# Rides around carlsbad



## JackDaniels (Oct 4, 2011)

I'll be in carlsbad next week and planning on bringing my bike. Last time I was there a few years ago I rented a bike and did some rides up and down 101.

If you know of some good rides in the area, please post them. I'm a cat 2 rider coming from altitude so don't be afraid to suggest some harder stuff.


----------



## porterhouse (Jan 27, 2009)

I love riding on the coast but getting lost on some two lane roads away from stop signs and traffic lights is where it is at for me. Here is a pretty challenging route that includes several good climbs; Wohlford, Palomar, Cole grade...

Bike Ride Profile | - Mt Palomar near Carlsbad | Times and Records | Strava

West Lilac is good, Bonsall and the bike path out to the coast...

Bike Ride Profile | San Luis Rey/West Lilac/Leucadia near Carlsbad | Times and Records | Strava

Part Swami's, part SDBC, all good stuff...
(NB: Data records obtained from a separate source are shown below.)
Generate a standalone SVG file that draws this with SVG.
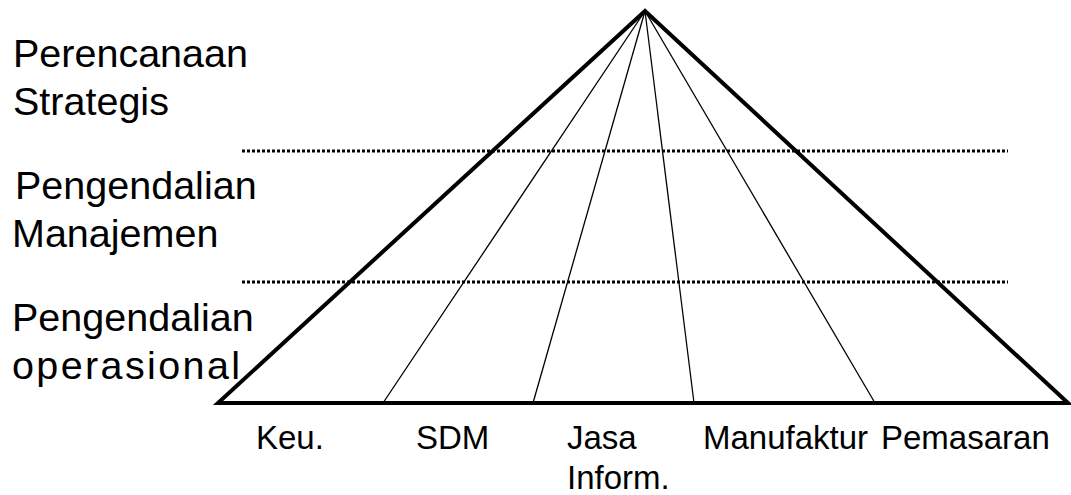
<svg xmlns="http://www.w3.org/2000/svg" width="1071" height="495" viewBox="0 0 1071 495">
<style>
  .lbl { font-family: "Liberation Sans", Arial, sans-serif; font-size: 39.5px; fill: #000; }
  .cat { font-family: "Liberation Sans", Arial, sans-serif; font-size: 33px; fill: #000; }
  .thick { stroke: #000; stroke-width: 4; fill: none; stroke-linejoin: miter; }
  .thin { stroke: #000; stroke-width: 1.3; fill: none; }
  .dot { stroke: #000; stroke-width: 3; stroke-dasharray: 3 2; fill: none; }
</style>
<rect width="1071" height="495" fill="#fff"/>
<g id="levels">
  <line class="dot" x1="242" y1="151" x2="1008" y2="151"/>
  <line class="dot" x1="242" y1="282" x2="1008" y2="282"/>
</g>
<g id="connectors">
  <line class="thin" x1="645" y1="11" x2="383" y2="403"/>
  <line class="thin" x1="645" y1="11" x2="533" y2="403"/>
  <line class="thin" x1="645" y1="11" x2="694" y2="403"/>
  <line class="thin" x1="645" y1="11" x2="875" y2="403"/>
</g>
<g id="pyramid">
  <polygon class="thick" points="645,11 1068,403 218,403"/>
</g>
<g id="label-strategis">
  <text class="lbl" x="13" y="67">Perencanaan</text>
  <text class="lbl" x="13" y="115">Strategis</text>
</g>
<g id="label-manajemen">
  <text class="lbl" x="15" y="199">Pengendalian</text>
  <text class="lbl" x="12" y="247">Manajemen</text>
</g>
<g id="label-operasional">
  <text class="lbl" x="12" y="331">Pengendalian</text>
  <text class="lbl" x="12" y="379" textLength="228" lengthAdjust="spacing">operasional</text>
</g>
<g id="cat-keu"><text class="cat" x="256" y="449">Keu.</text></g>
<g id="cat-sdm"><text class="cat" x="416" y="449">SDM</text></g>
<g id="cat-jasa">
  <text class="cat" x="567" y="449">Jasa</text>
  <text class="cat" x="567" y="489">Inform.</text>
</g>
<g id="cat-manufaktur"><text class="cat" x="703" y="449">Manufaktur</text></g>
<g id="cat-pemasaran"><text class="cat" x="881" y="449">Pemasaran</text></g>
</svg>
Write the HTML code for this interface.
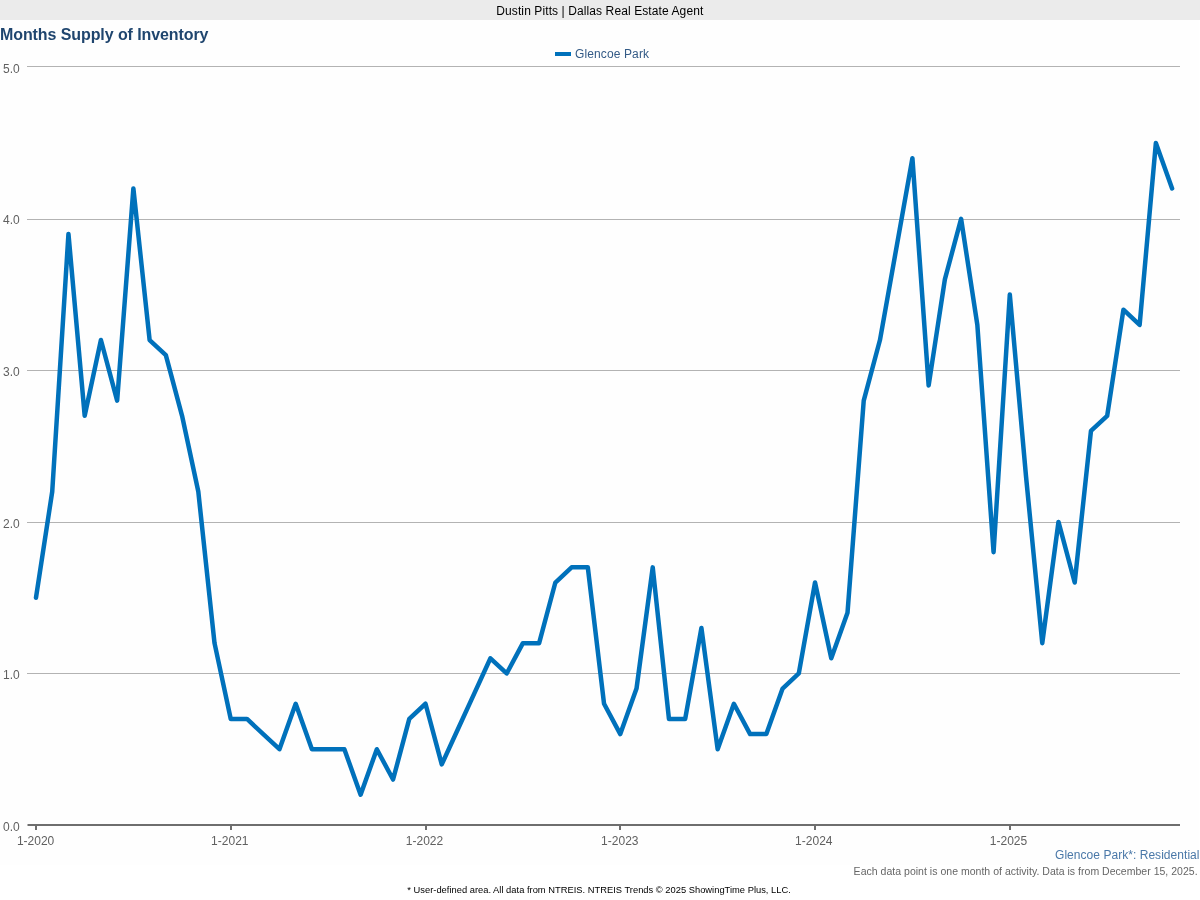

Bike Ride Profile | Swamis loop + bike path loop + sdbc loop near Encinitas | Times and Records | Strava


----------



## JackDaniels (Oct 4, 2011)

Awesome thanks. It was full on winter riding here today so I'm ready to hit the coast tomorrow.


----------



## Joe.90 (Sep 5, 2011)

You know what, I've rode the coast 4 or 5 times now. And can honestly say I'm not going to bother again. The amount of times you have to stop for a red light is probably once a mile, making it soo hard to actually get a decent rhythm going...incredibly frustrating!! I dunno maybe it's cus I'm an English guy and we have hardly any lights but I'm gonna head inland for smaller roads like the other guy said


----------



## atpjunkie (Mar 23, 2002)

*go to celopacific.org*



Joe.90 said:


> You know what, I've rode the coast 4 or 5 times now. And can honestly say I'm not going to bother again. The amount of times you have to stop for a red light is probably once a mile, making it soo hard to actually get a decent rhythm going...incredibly frustrating!! I dunno maybe it's cus I'm an English guy and we have hardly any lights but I'm gonna head inland for smaller roads like the other guy said


and find their inland route, great ride. they do it most weekeneds


----------



## gormleyflyer2002 (Sep 12, 2005)

what coastal town in this area would you suggest for a week long traing camp (5 guys).......?

thanks


----------



## desertgeezer (Aug 28, 2011)

I grew up in the Carlsbad/Oceanside area. Back then (the olden times) the roads were clear and you were safe to ride most anywhere. Now, I don't even like to go back there. The roads are packed 24/7 with speeding, gawking, dip-s**t drivers. It just ain't fun no more.


----------



## Special Eyes (Feb 2, 2011)

Use MapMyRide to search for routes in the area between Carlsbad and Escondido/Rancho Bernardo/Poway. THere are a lot of great routes in that area, including a separate bike path all along rt 58.


----------



## Z6_esb (Feb 16, 2012)

here are the routes for the century in 2013 with notes: Course Maps | San Diego Century Bike Ride

Here is a calendar of some rides and events in SD (not necessarily Carlsbad): https://www.google.com/calendar/[email protected]&gsessionid=OK

I bet Carbon Connection in Carlsbad Village on the 101 (Carlsbad Blvd) would have some route suggestions as well and is a good shop if you need some stuff.


----------